Pragmatic Programmer Issues

Java Specification – chapter three

Comments: 1

I’ve just started to read Java Specification, and I suggest every java programmer should read it. I try to write some interesting facts in this post and future posts. In first two chapter I didn’t found anything interesting. I almost pass over chapter three, but fortunately I found some interesting information on the first page.

  • Programs are written using Unicode. Unicode version depends on java version and this match
    • Prior Java 1.1 – Unicode 1.1.5
    • Java 1.1 – Unicode 2.0
    • Java 1.1.7 – Unicode 2.1
    • J2SE 1.4 – Unicode 3.0
    • J2SE 1.5 – Unicode 4.0
  • Programs are written using Unicode, and as we know we rather code our programs in ASCII. There is a translation to Unicode. In this process every unicode escape \uXXXX where XXXX is hexadecimal value is converted to proper unicode character.
    • Note that \\uxxxx is not unicode escape and produce “ \ \ u x x x x”.
    • Note that after \ there can be more u character than one !!!. So \uuuuu005a produce Z character
    • Note that \u005c (character \) is not interpreted as further unicode escape. So \u005cu005a produce \ u 0 0 5 a characters. And produce compiler error !!!, because u is invalid character escape.
  • Unicode escapes are processed very early, it is not correct to write \u000a – linefeed, because in next step it will be treated as line terminator. The same with other special characters.
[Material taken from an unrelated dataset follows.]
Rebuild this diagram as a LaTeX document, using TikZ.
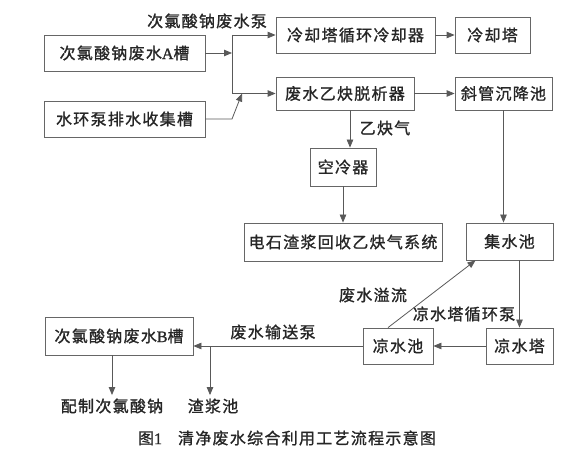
\documentclass[tikz,border=0pt]{standalone}
\usepackage{fontspec}
\setmainfont{Noto Sans CJK SC}[LetterSpace=8, FakeBold=1.2]
\newfontfamily\lat{Liberation Serif}[FakeBold=1.2]
\usetikzlibrary{arrows.meta}

\begin{document}
\begin{tikzpicture}[x=1pt, y=-1pt, every node/.style={font=\fontsize{16}{19}\selectfont, text=black!85},
  box/.style={draw=black!60, line width=0.8pt, inner sep=0pt, minimum height=36pt},
  arr/.style={black!65, line width=0.8pt, -{Triangle[length=8pt,width=6.5pt]}}]
  \useasboundingbox (0,0) rectangle (581,454);
  \node[box, minimum width=161pt] (atank) at (124.5,53) {次氯酸钠废水{\lat A}槽};
  \node[box, minimum width=161pt] (wtank) at (124.5,119) {水环泵排水收集槽};
  \node[box, minimum width=159pt] (cooler) at (355.5,35) {冷却塔循环冷却器};
  \node[box, minimum width=75pt] (tower) at (492.5,35) {冷却塔};
  \node[box, minimum width=138pt, minimum height=33pt] (strip) at (345,93.5) {废水乙炔脱析器};
  \node[box, minimum width=97pt, minimum height=33pt] (settle) at (503.5,93.5) {斜管沉降池};
  \node[box, minimum width=66pt, minimum height=38pt] (aircool) at (343,167) {空冷器};
  \node[box, minimum width=198pt, minimum height=38pt] (recov) at (343,242) {电石渣浆回收乙炔气系统};
  \node[box, minimum width=87pt, minimum height=37pt] (collect) at (509.5,241.5) {集水池};
  \node[box, minimum width=67pt] (ctower) at (519.5,346) {凉水塔};
  \node[box, minimum width=70pt] (cpool) at (398,346) {凉水池};
  \node[box, minimum width=148pt, minimum height=38pt] (btank) at (119,336) {次氯酸钠废水{\lat B}槽};
  % labels
  \node (pumplbl) at (207,21) {次氯酸钠废水泵};
  \node (gaslbl) at (385,128) {乙炔气};
  \node (ovflbl) at (373,295) {废水溢流};
  \node (cpumplbl) at (464,314) {凉水塔循环泵};
  \node (tpumplbl) at (273,332) {废水输送泵};
  \node (make) at (112,406) {配制次氯酸钠};
  \node (slag) at (213,406) {渣浆池};
  \node (cap) at (287,438) {图{\lat 1}\quad 清净废水综合利用工艺流程示意图};
  % junctions
  \coordinate (jtop) at (232,35);
  \coordinate (jbot) at (232,93.5);
  \coordinate (jin) at (242,93.5);
  \coordinate (wbend) at (232,119);
  \coordinate (split) at (210,346);
  \draw[black!65, line width=0.8pt] (jtop) -- (jbot);
  \draw[arr] (atank.east) -- (atank.east -| jtop);
  \draw[arr] (jtop) -- (cooler.west);
  \draw[arr] (jbot) -- (strip.west);
  \draw[arr] (wtank.east) -- (wbend) -- (jin);
  \draw[arr] (cooler) -- (tower);
  \draw[arr] (strip) -- (settle);
  \draw[arr] ([xshift=5pt]strip.south) -- ([xshift=5pt]strip.south |- aircool.north);
  \draw[arr] (aircool) -- (recov);
  \draw[arr] (settle.south) -- (settle.south |- collect.north);
  \draw[arr] (ctower.north |- collect.south) -- (ctower.north);
  \draw[arr] ([xshift=-10pt]cpool.north) -- ([xshift=-34pt]collect.south);
  \draw[arr] (ctower) -- (cpool);
  \draw[arr] (cpool.west) -- (cpool.west -| btank.east);
  \draw[arr] (split) -- (split |- slag.north);
  \draw[arr] (btank.south -| make) -- (make.north);
\end{tikzpicture}
\end{document}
We should use for them character escape (\r \n )
  • It good to know that white space is “space”, “horizontal tab”, “form feed” and line terminators LR and CR.
  • Unicode provides to use national characters to name variables. A character for first identifier letter can be any character for which Character.isJavaIdentifierStart return true. And for another part Character.isJavaIdentifierPart returns true.
  • Two identifiers are the same if they are identical that means that every character have the same unicode code. Be careful the same letter can have many unicode codes, so they are different – aVar is different aVar because first a can be LATIN_SMALL_LETTER \u0041 but second a can be CYRILLIC_SMALL_LATTER \u0430 which both look like ‘a’.
  • const and goto are reserved keywords which is not use at all, and in opposite true, false and null is not keywords.
  • L is suffix for long literal and is preferred from l because l is similar to 1.
  • It’s strange but the largest positive literal for int type is 2147483647 and 2147483648 can be only with negation operator. Otherwise compiler raise error “integer number too large” . The same situation is with long but the value is much larger 2^63.
  • If you want to know how java converts unicode floats and doubles values you should read Double.valueOf, Float.valueOf
  • Compile time error occurs when rounded conversion to internal representation becomes infinity. A program can represents infinity as 1f/0f or -1d/0d expressions or predefined constants POSITIVE_INFINITY and NEGATIVE_INFINITY in class Float and Double.

The last part was about String literals. To see unique instances use String.intern. And the rules for that are:

  • String literal represents always the same String object
  • String computed by constant expressions are computed at compile time and than treated as literals so “ala” + “ola” represents the same object as “alaola”
  • Strings computed by concatenation at run time are newly created and are different.

Categories

Comments

kreteskretes

Great! Looking forward to more such a dense posts!